DNN Engine: A 28-nm Timing-Error Tolerant Sparse Deep Neural Network Processor for IoT Applications
Abstract
This paper presents a 28-nm system-on-chip (SoC) for Internet of things (IoT) applications with a programmable accelerator design that implements a powerful fully connected deep neural network (DNN) classifier. To reach the required low energy consumption, we exploit the key properties of neural network algorithms: parallelism, data reuse, small/sparse data, and noise tolerance. We map the algorithm to a very large scale integration (VLSI) architecture based around an single-instruction, multiple-data data path with hardware support to exploit data sparsity by completely eliding unnecessary computation and data movement. This approach exploits sparsity, without compromising the parallel computation.
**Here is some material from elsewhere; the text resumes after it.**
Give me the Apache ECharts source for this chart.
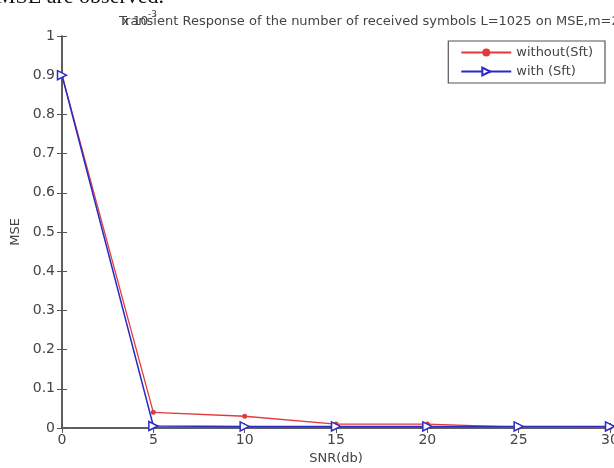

We also exploit the inherent algorithmic noise-tolerance of neural networks, by introducing circuit-level timing violation detection to allow worst case voltage guard-bands to be minimized. The resulting intermittent timing violations may result in logic errors, which conventionally need to be corrected. However, in lieu of explicit error correction, we cope with this by accentuating the noise tolerance of neural networks. The measured test chip achieves high classification accuracy (98.36% for the MNIST test set), while tolerating aggregate timing violation rates > 10-1. The accelerator achieves a minimum energy of 0.36 μ J /inference at 667 MHz; maximum throughput at 1.2 GHz and 0.57 μ J /inference; or a 10% margined operating point at 1 GHz and 0.58 μ J /inference.